06.05.13

De palavras, de tempo e de tempero


Ainda que falte assunto, ainda que faltem as palavras, não poderiam faltar provocações. Se a provocação acontece, tudo pode acontecer. Trata-se de um domingo cinzento, sem vontade de palavra, com um certo peso no peito, alguma frustração ou tristeza de não sei bem o quê. E era preciso escrever.  Já me achava entre duas escritas alinhavadas, mas não haveria de ser nenhuma delas.
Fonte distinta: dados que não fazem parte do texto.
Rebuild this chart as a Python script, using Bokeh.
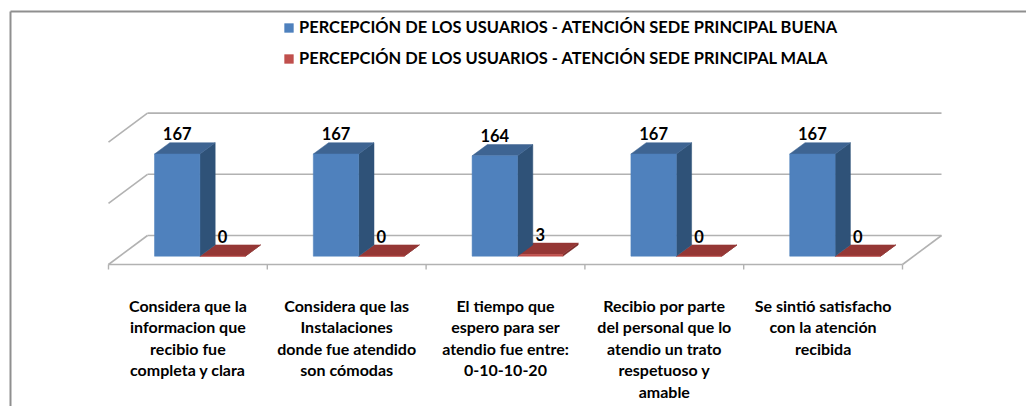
from bokeh.plotting import figure
from bokeh.embed import file_html
from bokeh.resources import INLINE
from bokeh.models import Legend, LegendItem, ColumnDataSource
from bokeh.core.properties import value

# ---- data
categories = [
    "Considera que la\ninformacion que\nrecibio fue\ncompleta y clara",
    "Considera que las\nInstalaciones\ndonde fue atendido\nson cómodas",
    "El tiempo que\nespero para ser\natendio fue entre:\n0-10-10-20",
    "Recibio por parte\ndel personal que lo\natendio un trato\nrespetuoso y\namable",
    "Se sintió satisfacho\ncon la atención\nrecibida",
]
buena = [167, 167, 164, 167, 167]
mala = [0, 0, 3, 0, 0]
series_names = [
    "PERCEPCIÓN DE LOS USUARIOS - ATENCIÓN SEDE PRINCIPAL BUENA",
    "PERCEPCIÓN DE LOS USUARIOS - ATENCIÓN SEDE PRINCIPAL MALA",
]
gridlines = [0, 100, 200]

# ---- layout (pixels of the picture)
W, H = 1026, 406
ORG = 0                            # page offset of the figure
PX_CAT, PX_VAL = 158.8, 0.612      # pixels per category / per value unit
X0, Y0 = 108.0, 255.7              # page position of category 0 and value 0
FONT = "Lato"


def ux(px):
    return (px - X0) / PX_CAT


def uy(py):
    return (Y0 - py) / PX_VAL


BAR_W = 45.4 / PX_CAT
BAR_OFF = 46.0 / PX_CAT
BAR_DX, BAR_DY = 15.3 / PX_CAT, 11.3 / PX_VAL
WALL_DX, WALL_DY = 39.0 / PX_CAT, 29.0 / PX_VAL
FRONT_SHIFT = uy(235.0)  # back wall gridlines are raised by this much

p = figure(width=W, height=H, output_backend="svg", toolbar_location=None,
           x_range=(ux(ORG), ux(ORG + W)), y_range=(uy(ORG + H), uy(ORG)),
           min_border=0, outline_line_color=None)
p.axis.visible = False
p.grid.visible = False
p.background_fill_color = "white"
p.border_fill_color = "white"

# ---- chart frame
frame = "#8f8f8f"
p.line([ux(10), ux(10)], [uy(ORG + H), uy(11)], line_color=frame, line_width=2)
p.line([ux(10), ux(ORG + W)], [uy(11), uy(11)], line_color=frame, line_width=2)

# ---- walls, gridlines, floor
grid = "#b2b2b2"
n = len(categories)
for g in gridlines:
    back = FRONT_SHIFT + g
    p.line([0 + WALL_DX, n + WALL_DX], [back, back], line_color=grid, line_width=1.6)
    p.line([0, WALL_DX], [back - WALL_DY, back], line_color=grid, line_width=1.6)
p.line([0, n], [FRONT_SHIFT - WALL_DY] * 2, line_color=grid, line_width=1.6)
p.line([n, n + WALL_DX], [FRONT_SHIFT - WALL_DY, FRONT_SHIFT], line_color=grid, line_width=1.6)
tick_bottom = FRONT_SHIFT - WALL_DY - 5 / PX_VAL
for i in range(n + 1):
    p.line([i, i], [FRONT_SHIFT - WALL_DY, tick_bottom], line_color=grid, line_width=1.4)


# ---- 3D bars
def bars(values, off, front, side, top):
    lefts = [i + off for i in range(n)]
    rights = [l + BAR_W for l in lefts]
    p.patches(
        [[r, r + BAR_DX, r + BAR_DX, r] for r in rights],
        [[0, BAR_DY, v + BAR_DY, v] for v in values],
        fill_color=side, line_color=side, line_width=0.5)
    p.patches(
        [[l, r, r + BAR_DX, l + BAR_DX] for l, r in zip(lefts, rights)],
        [[v, v, v + BAR_DY, v + BAR_DY] for v in values],
        fill_color=top, line_color=top, line_width=0.5)
    return p.quad(left=lefts, right=rights, bottom=[0] * n, top=values,
                  fill_color=front, line_color=front, line_width=0.5)


r_mala = bars(mala, BAR_OFF + BAR_W, "#c0504d", "#7a2c2a", "#953735")
r_buena = bars(buena, BAR_OFF, "#4f81bd", "#2f5278", "#3e6492")

# ---- value labels
lab_dy = 20.0 / PX_VAL
for vals, off in ((buena, BAR_OFF), (mala, BAR_OFF + BAR_W)):
    src = ColumnDataSource(dict(
        x=[i + off + BAR_W / 2 for i in range(n)],
        y=[v + lab_dy for v in vals],
        t=[str(v) for v in vals]))
    p.text("x", "y", text="t", source=src, text_font=value(FONT), text_font_style="bold",
           text_font_size="16.5px", text_align="center", text_baseline="middle", text_color="black")

# ---- category labels
src = ColumnDataSource(dict(x=[i + 0.5 for i in range(n)], y=[uy(295.5)] * n, t=categories))
p.text("x", "y", text="t", source=src, text_font=value(FONT), text_font_style="bold",
       text_font_size="16px", text_align="center", text_baseline="top", text_color="black",
       text_line_height=1.13)

# ---- legend
legend = Legend(items=[LegendItem(label=value(series_names[0]), renderers=[r_buena]),
                       LegendItem(label=value(series_names[1]), renderers=[r_mala])],
                location=(283, H - 68), orientation="vertical",
                glyph_width=11, glyph_height=11, label_standoff=5, spacing=11,
                padding=0, margin=0, label_height=11,
                background_fill_alpha=0, border_line_color=None,
                label_text_font=FONT, label_text_font_style="bold",
                label_text_font_size="16.45px", label_text_color="black")
p.add_layout(legend, "center")

open("out.html", "w").write(file_html(p, INLINE))
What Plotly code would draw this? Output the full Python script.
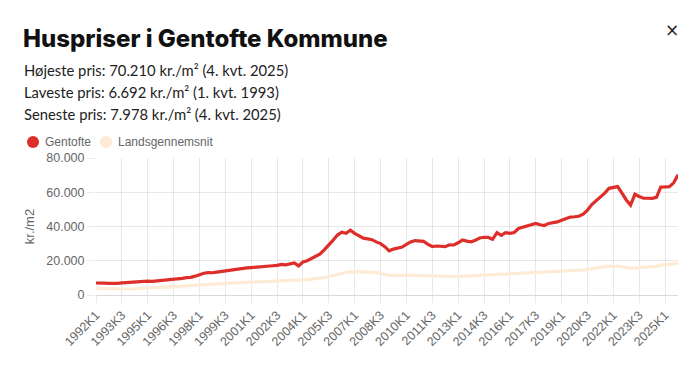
import plotly.graph_objects as go

# ---------------- data ----------------
years = list(range(1992, 2026))
quarters = [f"{y}K{q}" for y in years for q in range(1, 5)]

gentofte = [
    7000, 7100, 6900, 6800, 6692, 6800, 7100, 7300, 7500, 7600,
    7700, 7900, 8100, 8000, 8200, 8700, 9000, 9200, 9400, 9200,
    9700, 10100, 10300, 11000, 12000, 12700, 13100, 13000, 13400, 13800,
    14000, 14300, 14900, 15300, 15600, 15800, 16000, 16300, 16500, 16700,
    16900, 17100, 17300, 17900, 17600, 18000, 18700, 17000, 19300, 20000,
    21500, 22500, 24000, 26500, 29000, 32000, 35000, 36700, 36000, 37800,
    36000, 34500, 33200, 32800, 32300, 31000, 30000, 28200, 25800, 26800,
    27500, 28000, 29500, 31000, 31800, 31500, 31300, 29600, 28300, 28600,
    28300, 28200, 29300, 29200, 30500, 32100, 31500, 31100, 32000, 33300,
    33700, 33600, 32500, 36400, 34800, 36400, 36000, 36500, 38800, 39500,
    40200, 41000, 41800, 41000, 40600, 41800, 42200, 42700, 43700, 44500,
    45500, 45700, 46000, 47200, 49500, 52800, 55000, 57800, 59500, 62300,
    63000, 63300, 59500, 55500, 52500, 58800, 57500, 56500, 56500, 56400,
    57000, 63000, 63100, 63300, 65500, 70210,
]

landsgennemsnit = [
    3900, 3800, 3600, 3500, 3400, 3400, 3400, 3500, 3500, 3600,
    3600, 3700, 3800, 3900, 4100, 4300, 4500, 4700, 4900, 5100,
    5300, 5400, 5600, 5700, 5800, 6000, 6200, 6400, 6500, 6700,
    6800, 6900, 7000, 7100, 7200, 7300, 7400, 7500, 7600, 7700,
    7700, 7800, 7800, 8000, 8100, 8300, 8500, 8600, 8800, 9000,
    9300, 9500, 9800, 10200, 10700, 11400, 12300, 12900, 13300, 13500,
    13600, 13600, 13600, 13400, 13300, 13100, 12600, 11900, 11500, 11500,
    11600, 11700, 11700, 11700, 11600, 11400, 11300, 11100, 11000, 10900,
    10900, 10800, 10800, 10800, 10900, 11000, 11100, 11200, 11300, 11400,
    11500, 11700, 11800, 11900, 12100, 12200, 12300, 12500, 12600, 12700,
    12800, 12900, 13000, 13200, 13300, 13500, 13600, 13700, 13900, 14000,
    14100, 14300, 14400, 14600, 15000, 15500, 16000, 16400, 16600, 16800,
    16900, 16800, 16500, 15900, 15700, 15800, 16000, 16100, 16200, 16400,
    16700, 17400, 17700, 17900, 18200, 18500,
]

tick_labels = quarters[::6]
y_ticks = [0, 20000, 40000, 60000, 80000]

title = "Huspriser i Gentofte Kommune"
subtitles = [
    "Højeste pris: 70.210 kr./m² (4. kvt. 2025)",
    "Laveste pris: 6.692 kr./m² (1. kvt. 1993)",
    "Seneste pris: 7.978 kr./m² (4. kvt. 2025)",
]
series_names = ["Gentofte", "Landsgennemsnit"]

# ---------------- style ----------------
RED = "#de2e2a"
CREAM = "#fdebd6"
GRID = "rgba(0,0,0,0.09)"
TXT = "#666666"

OFF = 8  # default page body margin
W, H = 700 - 2 * OFF, 371 - 2 * OFF
L, R, T, B = 96 - OFF, 700 - 678 - OFF, 158 - OFF, 371 - 295 - OFF
PW, PH = W - L - R, H - T - B


def px(x):  # page pixel -> paper
    return (x - OFF - L) / PW


def py(y):
    return (H - B - (y - OFF)) / PH


fig = go.Figure()
fig.add_trace(go.Scatter(x=quarters, y=landsgennemsnit, mode="lines",
                         name=series_names[1],
                         line=dict(color=CREAM, width=3.2), showlegend=False))
fig.add_trace(go.Scatter(x=quarters, y=gentofte, mode="lines",
                         name=series_names[0],
                         line=dict(color=RED, width=3.2), showlegend=False))

annotations = [
    dict(text=title, x=px(21), y=py(38), xref="paper", yref="paper",
         xanchor="left", yanchor="middle", showarrow=False,
         font=dict(family="Inter", size=24, weight=800, color="#111111")),
    dict(text="×", x=px(672), y=py(30), xref="paper", yref="paper",
         xanchor="center", yanchor="middle", showarrow=False,
         font=dict(family="DejaVu Sans", size=17, color="#222222")),
]
for i, s in enumerate(subtitles):
    annotations.append(dict(text=s, x=px(22), y=py(70 + 22 * i), xref="paper",
                            yref="paper", xanchor="left", yanchor="middle",
                            showarrow=False,
                            font=dict(family="Lato", size=14.8, color="#222222")))

# legend (manual, circle markers)
legend_items = [(33, 43, series_names[0], RED), (106, 116, series_names[1], CREAM)]
shapes = []
for cx, tx, name, col in legend_items:
    shapes.append(dict(type="circle", xref="paper", yref="paper",
                       x0=px(cx - 6), x1=px(cx + 6), y0=py(142 + 6), y1=py(142 - 6),
                       fillcolor=col, line=dict(width=0)))
    annotations.append(dict(text=name, x=px(tx), y=py(142), xref="paper", yref="paper",
                            xanchor="left", yanchor="middle", showarrow=False,
                            font=dict(family="Liberation Sans", size=12, color=TXT)))

fig.update_layout(
    width=W, height=H,
    margin=dict(l=L, r=R, t=T, b=B),
    paper_bgcolor="white", plot_bgcolor="white",
    separators=",.",
    showlegend=False,
    annotations=annotations,
    shapes=shapes,
    xaxis=dict(
        type="category", range=[0, len(quarters) - 1],
        tickmode="array", tickvals=tick_labels, ticktext=tick_labels,
        tickangle=-45, showgrid=True, gridcolor=GRID, gridwidth=1,
        ticks="outside", ticklen=7, tickcolor=GRID,
        tickfont=dict(family="Liberation Sans", size=12.5, color=TXT),
        showline=False, zeroline=False,
    ),
    yaxis=dict(
        range=[0, 80000], tickvals=y_ticks, tickformat=",d",
        showgrid=True, gridcolor=GRID, gridwidth=1,
        ticks="outside", ticklen=8, tickcolor=GRID,
        tickfont=dict(family="Liberation Sans", size=12.5, color=TXT),
        title=dict(text="kr./m2", font=dict(family="Liberation Sans", size=13, color=TXT),
                   standoff=8),
        zeroline=True, zerolinecolor="rgba(0,0,0,0.15)", zerolinewidth=1,
        showline=False,
    ),
)

fig.write_html("out.html")
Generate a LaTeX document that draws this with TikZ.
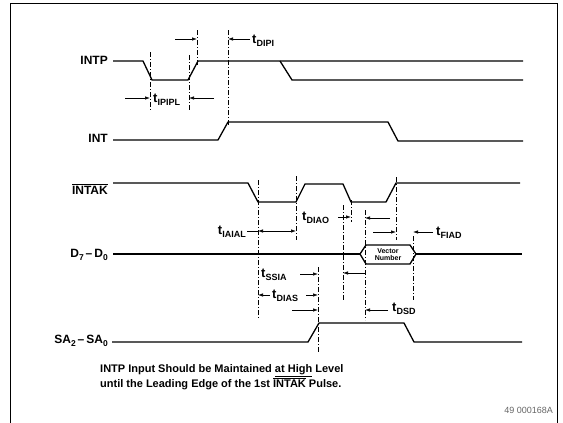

Então resolvi adiar a escrita e voltar à fase da provocação, que sempre antecede à escrita, normalmente com leitura ou música, ou as duas coisas. Mas hoje não deu. Era preciso uma outra raiz bem funda, que sempre me revela muito de mim, de minha história familiar, de aconchegos, de sentidos e de sensações milenares que não consigo explicar e nas quais me perco em divagações, em aromas que contam histórias, em sementes e grãos que se fundem ao tempo de cultivo até chegar às mãos transformados em pó, e desse pó vai ocorrer a transformação, o milagre da mistura que revela a densidade possível da massa, que não é apenas massa, mas que tem um sabor, ou muitos sabores. O líquido quente que escorre e fumega, parecendo lágrimas de puro sal, embaçando a visão; o óleo pegajoso que flutua, teimoso, mas com jeitinho se funde ao todo; a nuvem de vapor que aquece e exala cheiro bom, adocicado, profundo, como um afago;  a espera do tempo necessário para que o fogo faça a sua parte, corando a mistura, tal qual a face que toma outros tons à medida do que sente.

As medidas e intuições vão tecendo as intenções, enquanto o tempo passa, construindo o grau de memória, numa fusão de saberes que se integram às lembranças afetivas, aos sabores, ao toque de carinho das mãos que engendraram o gosto e o gozo pelo bocado de alimento que se leva pra dentro de si e aquece de dentro pra fora. O resto quem faz é o tempo, que guarda no inconsciente emocional aquele afago tão completo.

Passei o domingo cinzento no melhor lugar da minha casa, o lugar de onde exala muito do que tenho a dar a quem vive comigo. Mergulhei minhas mãos na massa, triturei, refoguei, cortei, juntei, misturei, senti, pensei, imaginei, refleti, lembrei… meus olhos arderam, minhas mãos se aqueceram ao calor do fogo. Quantas histórias ouvi de minha mãe aquecidas pelo calor do fogo, quanto de minhas avós tenho na memória ao pé do fogão. Temperos de vida que dão sabor ao tempo que passamos com as pessoas mais próximas, aquelas que não recebemos na sala e sim na cozinha.

Sempre tenho na lembrança, e preciso rever de tempos em tempos, um filme chamado “Como água para chocolate”. Uma história de amor que ultrapassa o tempo, e que precisa esperar o tempo dos outros pra virar labareda. Uma história de amor cuja trama se tece em sabores e sentimentos, desenhados pelas mãos que misturam os ingredientes, pela intuição que desenvolve o tempero, a cura, a dor, a aflição, a euforia e tudo que se sinta, e tudo se pode sentir pelo alimento, fruto dessa combinação.

O alimento é contagiante, é provocante, é surpreendente. Não se trata apenas de matar a fome orgânica, mas de provocar outras fomes, de temperar a vida, cada momento do tempo que se vive, acrescentar aroma e sabor à memória da nossa passagem pelo convívio de outras pessoas e de revelar a elas quanto de amor é a medida nessa receita que se fabrica a cada dia. E essa é a provocação, e eis o texto, fruto de palavras, de tempo e de tempero.
“O ruim de se chorar ao picar cebola não é o fato de chorar, mas sim que às vezes não se consegue parar.”  (do filme “Como água para chocolate”)
Escrito por Martinha Vieira, com mãos cheirando a tempero.